*TO BE DONE:* Copy the data exactly as it appears, and do not include any pictures.

*DATASET SECTION:*
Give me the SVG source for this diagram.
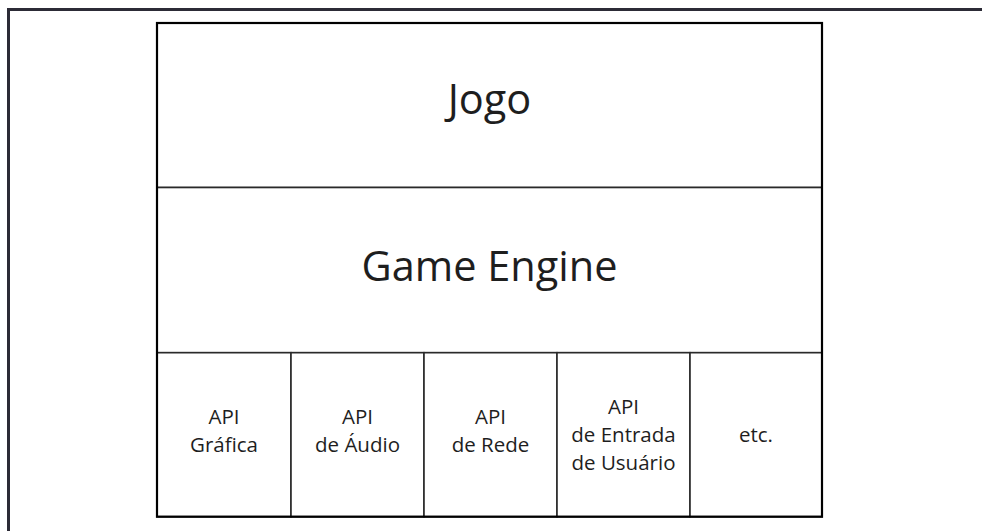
<svg xmlns="http://www.w3.org/2000/svg" width="982" height="531" viewBox="0 0 982 531">
  <style>
    .frame { fill: none; stroke: #2c2b36; stroke-width: 3; }
    .cell { fill: #ffffff; stroke: #2a2a2a; stroke-width: 1.6; }
    .outline { fill: none; stroke: #000000; stroke-width: 2.2; }
    .label { font-family: "Open Sans", "Noto Sans", "Liberation Sans", sans-serif; fill: #1e1e1e; text-anchor: middle; }
    .big { font-size: 41.5px; }
    .small { font-size: 20.5px; }
  </style>
  <rect width="982" height="531" fill="#ffffff"/>

  <!-- page frame: top and left edges only -->
  <path class="frame" d="M8.5,531 V9.5 H982"/>

  <g id="jogo">
    <rect class="cell" x="157" y="23" width="665" height="164.5"/>
    <text class="label big" x="489.5" y="113.5">Jogo</text>
  </g>

  <g id="game-engine">
    <rect class="cell" x="157" y="187.5" width="665" height="165.2"/>
    <text class="label big" x="489.5" y="281">Game Engine</text>
  </g>

  <g id="api-grafica">
    <rect class="cell" x="157" y="352.7" width="134" height="164"/>
    <text class="label small" x="224" y="423.5">API</text>
    <text class="label small" x="224" y="452">Gráfica</text>
  </g>

  <g id="api-audio">
    <rect class="cell" x="291" y="352.7" width="133" height="164"/>
    <text class="label small" x="357.5" y="423.5">API</text>
    <text class="label small" x="357.5" y="452">de Áudio</text>
  </g>

  <g id="api-rede">
    <rect class="cell" x="424" y="352.7" width="133" height="164"/>
    <text class="label small" x="490.5" y="423.5">API</text>
    <text class="label small" x="490.5" y="452">de Rede</text>
  </g>

  <g id="api-entrada">
    <rect class="cell" x="557" y="352.7" width="133" height="164"/>
    <text class="label small" x="623.5" y="414">API</text>
    <text class="label small" x="623.5" y="442">de Entrada</text>
    <text class="label small" x="623.5" y="470">de Usuário</text>
  </g>

  <g id="etc">
    <rect class="cell" x="690" y="352.7" width="132" height="164"/>
    <text class="label small" x="756" y="442">etc.</text>
  </g>

  <!-- heavier outer border of the stack -->
  <rect class="outline" x="157" y="23" width="665" height="493.7"/>

  <g id="connectors"/>
</svg>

*CORRECT RESPONSE:*
Give me the SVG source for this diagram.
<svg xmlns="http://www.w3.org/2000/svg" width="982" height="531" viewBox="0 0 982 531">
  <style>
    .frame { fill: none; stroke: #2c2b36; stroke-width: 3; }
    .cell { fill: #ffffff; stroke: #2a2a2a; stroke-width: 1.6; }
    .outline { fill: none; stroke: #000000; stroke-width: 2.2; }
    .label { font-family: "Open Sans", "Noto Sans", "Liberation Sans", sans-serif; fill: #1e1e1e; text-anchor: middle; }
    .big { font-size: 41.5px; }
    .small { font-size: 20.5px; }
  </style>
  <rect width="982" height="531" fill="#ffffff"/>

  <!-- page frame: top and left edges only -->
  <path class="frame" d="M8.5,531 V9.5 H982"/>

  <g id="jogo">
    <rect class="cell" x="157" y="23" width="665" height="164.5"/>
    <text class="label big" x="489.5" y="113.5">Jogo</text>
  </g>

  <g id="game-engine">
    <rect class="cell" x="157" y="187.5" width="665" height="165.2"/>
    <text class="label big" x="489.5" y="281">Game Engine</text>
  </g>

  <g id="api-grafica">
    <rect class="cell" x="157" y="352.7" width="134" height="164"/>
    <text class="label small" x="224" y="423.5">API</text>
    <text class="label small" x="224" y="452">Gráfica</text>
  </g>

  <g id="api-audio">
    <rect class="cell" x="291" y="352.7" width="133" height="164"/>
    <text class="label small" x="357.5" y="423.5">API</text>
    <text class="label small" x="357.5" y="452">de Áudio</text>
  </g>

  <g id="api-rede">
    <rect class="cell" x="424" y="352.7" width="133" height="164"/>
    <text class="label small" x="490.5" y="423.5">API</text>
    <text class="label small" x="490.5" y="452">de Rede</text>
  </g>

  <g id="api-entrada">
    <rect class="cell" x="557" y="352.7" width="133" height="164"/>
    <text class="label small" x="623.5" y="414">API</text>
    <text class="label small" x="623.5" y="442">de Entrada</text>
    <text class="label small" x="623.5" y="470">de Usuário</text>
  </g>

  <g id="etc">
    <rect class="cell" x="690" y="352.7" width="132" height="164"/>
    <text class="label small" x="756" y="442">etc.</text>
  </g>

  <!-- heavier outer border of the stack -->
  <rect class="outline" x="157" y="23" width="665" height="493.7"/>

  <g id="connectors"/>
</svg>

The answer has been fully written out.